▶ _The exercise_: Read the lines below. Copy out any that hold the string "chart".

....

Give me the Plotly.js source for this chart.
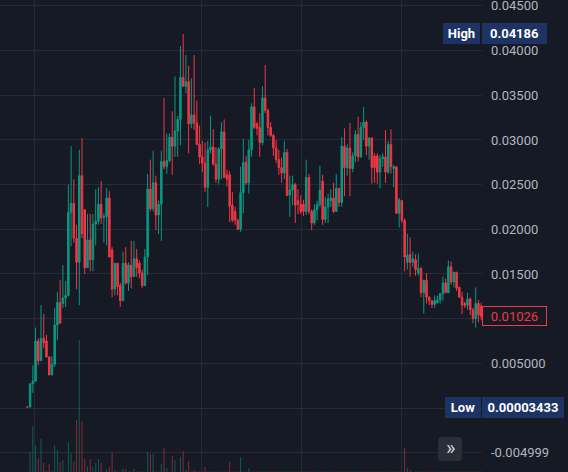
<!DOCTYPE html>
<html>
<head>
<meta charset="utf-8">
<script src="https://cdn.plot.ly/plotly-3.0.1.min.js"></script>
<style>
html,body{margin:0;padding:0;background:#161a25;}
#chart{width:568px;height:472px;}
</style>
</head>
<body>
<div id="chart"></div>
<script>
// ---- data (price in USD, one candle per period) ----
const candleOpen = [
0.00012,0.0001,0.0027,0.0030,0.0075,0.0053,0.0078,0.0075,0.0057,0.0037,
0.0049,0.0093,0.0118,0.0117,0.0123,0.0126,0.0219,0.0229,0.0190,0.0163,
0.0260,0.0222,0.0157,0.0188,0.0166,0.0206,0.0209,0.0228,0.0213,0.0214,
0.0235,0.0177,0.0133,0.0162,0.0137,0.0120,0.0162,0.0140,0.0160,0.0147,
0.0167,0.0162,0.0151,0.0137,0.0169,0.0245,0.0223,0.0252,0.0216,0.0228,
0.0276,0.0270,0.0277,0.0303,0.0293,0.0310,0.0323,0.0370,0.0360,0.0365,
0.0318,0.0328,0.0319,0.0295,0.0281,0.0274,0.0247,0.0289,0.0292,0.0273,
0.0256,0.0290,0.0309,0.0261,0.0261,0.0227,0.0220,0.0210,0.0200,0.0241,
0.0275,0.0252,0.0289,0.0337,0.0318,0.0314,0.0297,0.0347,0.0333,0.0314,
0.0305,0.0291,0.0278,0.0269,0.0263,0.0286,0.0238,0.0244,0.0250,0.0232,
0.0228,0.0228,0.0220,0.0258,0.0220,0.0207,0.0222,0.0228,0.0254,0.0211,
0.0225,0.0232,0.0235,0.0220,0.0246,0.0230,0.0293,0.0269,0.0291,0.0268,
0.0282,0.0306,0.0281,0.0314,0.0320,0.0293,0.0302,0.0282,0.0282,0.0264,
0.0279,0.0281,0.0264,0.0295,0.0268,0.0270,0.0218,0.0232,0.0210,0.0163,
0.0172,0.0163,0.0166,0.0151,0.0156,0.0129,0.0143,0.0124,0.0120,0.0116,
0.0118,0.0121,0.0128,0.0140,0.0129,0.0158,0.0141,0.0152,0.0135,0.0124,
0.0117,0.0115,0.0122,0.0110,0.0100,0.0117,0.0114
];
const candleHigh = [
0.00012,0.0028,0.0048,0.0090,0.0078,0.0115,0.0105,0.0082,0.0058,0.0058,
0.0112,0.0130,0.0143,0.0160,0.0142,0.0250,0.0293,0.0256,0.0205,0.0289,
0.0302,0.0222,0.0217,0.0217,0.0217,0.0245,0.0247,0.0254,0.0218,0.0246,
0.0243,0.0180,0.0162,0.0162,0.0140,0.0175,0.0180,0.0163,0.0187,0.0187,
0.0178,0.0165,0.0155,0.0178,0.0262,0.0278,0.0288,0.0260,0.0232,0.0288,
0.0347,0.0307,0.0307,0.0332,0.0371,0.0327,0.0405,0.04186,0.0395,0.0383,
0.0369,0.0395,0.0344,0.0316,0.0299,0.0297,0.0299,0.0327,0.0312,0.0292,
0.0292,0.0320,0.0323,0.0267,0.0265,0.0242,0.0225,0.0212,0.0270,0.0301,
0.0282,0.0300,0.0341,0.0358,0.0320,0.0330,0.0360,0.0384,0.0335,0.0320,
0.0307,0.0300,0.0289,0.0280,0.0299,0.0290,0.0260,0.0260,0.0252,0.0245,
0.0238,0.0233,0.0278,0.0262,0.0222,0.0228,0.0232,0.0271,0.0261,0.0236,
0.0240,0.0245,0.0252,0.0262,0.0246,0.0303,0.0313,0.0295,0.0319,0.0286,
0.0311,0.0326,0.0320,0.0337,0.0322,0.0303,0.0303,0.0285,0.0285,0.0283,
0.0285,0.0311,0.0299,0.0312,0.0272,0.0270,0.0235,0.0233,0.0212,0.0195,
0.0191,0.0175,0.0172,0.0173,0.0158,0.0143,0.0151,0.0125,0.0121,0.0126,
0.0126,0.0126,0.0147,0.0145,0.0165,0.0164,0.0152,0.0152,0.0136,0.0130,
0.0119,0.0129,0.0124,0.0112,0.0135,0.0121,0.0118
];
const candleLow = [
0.00003433,0.0001,0.0017,0.0030,0.0048,0.0053,0.0067,0.0057,0.0037,0.0037,
0.0046,0.0076,0.0095,0.0112,0.0113,0.0125,0.0181,0.0185,0.0133,0.0115,
0.0190,0.0150,0.0157,0.0153,0.0153,0.0182,0.0205,0.0206,0.0185,0.0182,
0.0169,0.0124,0.0126,0.0126,0.0113,0.0120,0.0138,0.0131,0.0134,0.0147,
0.0147,0.0145,0.0134,0.0137,0.0149,0.0220,0.0220,0.0199,0.0195,0.0187,
0.0267,0.0262,0.0275,0.0261,0.0281,0.0281,0.0294,0.0360,0.0352,0.0285,
0.0313,0.0311,0.0295,0.0273,0.0264,0.0242,0.0225,0.0285,0.0271,0.0252,
0.0250,0.0256,0.0258,0.0248,0.0208,0.0208,0.0205,0.0199,0.0197,0.0218,
0.0250,0.0240,0.0281,0.0312,0.0305,0.0281,0.0294,0.0330,0.0305,0.0303,
0.0282,0.0274,0.0261,0.0252,0.0256,0.0237,0.0214,0.0227,0.0207,0.0217,
0.0217,0.0215,0.0216,0.0217,0.0199,0.0205,0.0210,0.0225,0.0205,0.0207,
0.0207,0.0225,0.0218,0.0220,0.0225,0.0225,0.0237,0.0260,0.0237,0.0264,
0.0275,0.0276,0.0280,0.0300,0.0283,0.0278,0.0251,0.0252,0.0251,0.0246,
0.0270,0.0252,0.0262,0.0262,0.0247,0.0217,0.0202,0.0207,0.0153,0.0155,
0.0147,0.0158,0.0148,0.0148,0.0124,0.0106,0.0117,0.0115,0.0112,0.0112,
0.0117,0.0117,0.0120,0.0129,0.0129,0.0138,0.0135,0.0131,0.0124,0.0105,
0.0112,0.0110,0.0104,0.0095,0.0090,0.0096,0.0098
];
const candleClose = [
0.0001,0.0027,0.0030,0.0075,0.0053,0.0078,0.0073,0.0057,0.0037,0.0049,
0.0093,0.0118,0.0095,0.0123,0.0126,0.0219,0.0229,0.0190,0.0163,0.0260,
0.0195,0.0157,0.0188,0.0166,0.0206,0.0209,0.0228,0.0213,0.0214,0.0235,
0.0169,0.0133,0.0162,0.0136,0.0120,0.0162,0.0140,0.0160,0.0147,0.0167,
0.0157,0.0151,0.0137,0.0169,0.0245,0.0223,0.0252,0.0216,0.0228,0.0276,
0.0270,0.0277,0.0303,0.0293,0.0310,0.0323,0.0370,0.0360,0.0365,0.0318,
0.0328,0.0319,0.0295,0.0281,0.0274,0.0247,0.0289,0.0292,0.0273,0.0256,
0.0290,0.0309,0.0258,0.0256,0.0226,0.0210,0.0210,0.0200,0.0241,0.0275,
0.0252,0.0289,0.0337,0.0314,0.0313,0.0297,0.0347,0.0333,0.0314,0.0305,
0.0291,0.0278,0.0269,0.0263,0.0286,0.0238,0.0244,0.0250,0.0227,0.0228,
0.0220,0.0220,0.0258,0.0220,0.0207,0.0222,0.0228,0.0244,0.0211,0.0225,
0.0234,0.0235,0.0220,0.0246,0.0230,0.0293,0.0269,0.0291,0.0268,0.0282,
0.0306,0.0281,0.0314,0.0320,0.0293,0.0302,0.0269,0.0269,0.0264,0.0279,
0.0281,0.0264,0.0295,0.0270,0.0270,0.0218,0.0233,0.0210,0.0169,0.0171,
0.0163,0.0167,0.0155,0.0156,0.0129,0.0143,0.0124,0.0120,0.0116,0.0120,
0.0121,0.0128,0.0140,0.0129,0.0158,0.0141,0.0152,0.0134,0.0124,0.0115,
0.0115,0.0122,0.0110,0.0100,0.0117,0.0104,0.01026
];
// relative traded volume per candle (most are too small to show)
const candleVolume = [
0.4,20,46,26,14,33,9,1,8,1,
27,22,10,12,0.4,30,19,10,52,132,
51,13,6,13,5,9,13,9,0.4,3,
5,19,2,0.4,0.4,3,3,0.4,0.4,3,
0.4,0.4,0.4,0.4,20,18,18,0.4,0.4,8,
24,4,0.4,16,12,0.4,15,21,2,11,
0.4,2,1,0.4,0.4,5,0.4,0.4,0.4,0.4,
0.4,0.4,0.4,0.4,10,0.4,0.4,0.4,15,0.4,
0.4,4,0.4,0.4,0.4,0.4,0.4,0.4,0.4,0.4,
0.4,0.4,0.4,0.4,0.4,0.4,0.4,0.4,0.4,0.4,
0.4,0.4,0.4,0.4,0.4,0.4,0.4,0.4,0.4,1,
0.4,0.4,0.4,0.4,0.4,0.4,0.4,0.4,0.4,0.4,
0.4,0.4,0.4,0.4,0.4,0.4,0.4,0.4,0.4,0.4,
0.4,0.4,0.4,0.4,0.4,0.4,0.4,0.4,24,4,
2,0.4,0.4,0.4,0.4,0.4,0.4,0.4,0.4,0.4,
0.4,0.4,0.4,0.4,0.4,0.4,0.4,0.4,0.4,0.4,
0.4,0.4,0.4,0.4,0.4,0.4,0.4
];
// time-grid boundaries (candle positions)
const timeGrid = [2.7, 63.7, 100.2, 136.7];
// price axis ticks (0.01000 and 0.00000 sit behind the price tags)
const priceTicks = [0.045,0.04,0.035,0.03,0.025,0.02,0.015,0.01,0.005,0,-0.004999];
const priceTickText = ['0.04500','0.04000','0.03500','0.03000','0.02500','0.02000','0.01500','','0.005000','','-0.004999'];
const highValue = 0.04186;
const lowValue = 0.00003433;
const lowText = '0.00003433';
const lastPrice = 0.01026;

// ---- styling ----
const UP = '#089981', DOWN = '#f23645';
const BG = '#161a25', GRID = '#262a36';
const TAG = '#1c3363';
const FONT = 'Roboto, "Liberation Sans", Arial, sans-serif';
const plotW = 482, plotH = 472;
const px = v => v / plotW;
const py = v => 1 - v / plotH;

const idx = candleOpen.map((_, i) => i);
const volColors = candleOpen.map((o, i) =>
  candleClose[i] >= o ? 'rgba(8,153,129,0.5)' : 'rgba(242,54,69,0.5)');

const volumeTrace = {
  type: 'bar', x: idx, y: candleVolume, yaxis: 'y2',
  marker: {color: volColors, line: {width: 0}},
  width: 0.38, hoverinfo: 'skip'
};
const candleTrace = {
  type: 'candlestick', x: idx,
  open: candleOpen, high: candleHigh, low: candleLow, close: candleClose,
  increasing: {line: {color: UP, width: 1}, fillcolor: UP},
  decreasing: {line: {color: DOWN, width: 1}, fillcolor: DOWN},
  whiskerwidth: 0, hoverinfo: 'skip'
};

// rounded button path (paper coords)
function roundRect(x0, y0, x1, y1, r) {
  const rx = r / plotW, ry = r / plotH;
  const X0 = px(x0), X1 = px(x1), Y0 = py(y0), Y1 = py(y1);
  return `M${X0+rx},${Y0} L${X1-rx},${Y0} Q${X1},${Y0} ${X1},${Y0-ry} L${X1},${Y1+ry} Q${X1},${Y1} ${X1-rx},${Y1} L${X0+rx},${Y1} Q${X0},${Y1} ${X0},${Y1+ry} L${X0},${Y0-ry} Q${X0},${Y0} ${X0+rx},${Y0} Z`;
}

const tagFont = {family: FONT, size: 13, color: '#ffffff', weight: 'bold'};
const annotations = [
  {text: 'High', xref: 'paper', yref: 'y', x: px(443), xanchor: 'left', y: highValue, yanchor: 'middle',
   showarrow: false, bgcolor: TAG, width: 37, height: 21, borderpad: 0, borderwidth: 0, font: tagFont},
  {text: highValue.toFixed(5), xref: 'paper', yref: 'y', x: px(482), xanchor: 'left', y: highValue, yanchor: 'middle',
   showarrow: false, bgcolor: TAG, width: 65, height: 21, borderpad: 0, borderwidth: 0, font: tagFont},
  {text: 'Low', xref: 'paper', yref: 'y', x: px(445), xanchor: 'left', y: lowValue, yanchor: 'middle',
   showarrow: false, bgcolor: TAG, width: 36, height: 21, borderpad: 0, borderwidth: 0, font: tagFont},
  {text: lowText, xref: 'paper', yref: 'y', x: px(482), xanchor: 'left', y: lowValue, yanchor: 'middle',
   showarrow: false, bgcolor: TAG, width: 82, height: 21, borderpad: 0, borderwidth: 0, font: tagFont},
  {text: lastPrice.toFixed(5), xref: 'paper', yref: 'y', x: px(482), xanchor: 'left', y: lastPrice, yanchor: 'middle',
   showarrow: false, bgcolor: BG, bordercolor: DOWN, borderwidth: 1, borderpad: 0, width: 63, height: 18,
   font: {family: FONT, size: 13, color: DOWN}},
  {text: '»', xref: 'paper', yref: 'paper', x: px(450), y: py(448), xanchor: 'center', yanchor: 'middle',
   showarrow: false, font: {family: FONT, size: 20, color: '#d1d4dc'}}
];

const layout = {
  width: 568, height: 472,
  margin: {l: 0, r: 86, t: 0, b: 0, pad: 0},
  paper_bgcolor: BG, plot_bgcolor: BG,
  showlegend: false, boxgap: 0.22,
  xaxis: {range: [-10, 166.3], tickvals: timeGrid, showticklabels: false, ticks: '',
          showgrid: true, gridcolor: GRID, gridwidth: 1, zeroline: false, showline: false,
          rangeslider: {visible: false}, fixedrange: true},
  yaxis: {side: 'right', range: [-0.00716, 0.04566], tickvals: priceTicks, ticktext: priceTickText,
          showgrid: true, gridcolor: GRID, gridwidth: 1, zeroline: false, showline: false, ticks: '',
          ticklabelstandoff: 8, ticklabeloverflow: 'allow',
          tickfont: {family: FONT, size: 13, color: '#b2b5be'}, fixedrange: true},
  yaxis2: {overlaying: 'y', range: [0, 472], visible: false, fixedrange: true},
  shapes: [{type: 'path', xref: 'paper', yref: 'paper', path: roundRect(438, 437, 462, 461, 4),
            fillcolor: '#2a2e39', line: {width: 0}}],
  annotations: annotations
};

Plotly.newPlot('chart', [volumeTrace, candleTrace], layout, {displayModeBar: false, staticPlot: true});
</script>
</body>
</html>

....

▶ _Written solution_:
Give me the Plotly.js source for this chart.
#chart{width:568px;height:472px;}
<div id="chart"></div>
Plotly.newPlot('chart', [volumeTrace, candleTrace], layout, {displayModeBar: false, staticPlot: true});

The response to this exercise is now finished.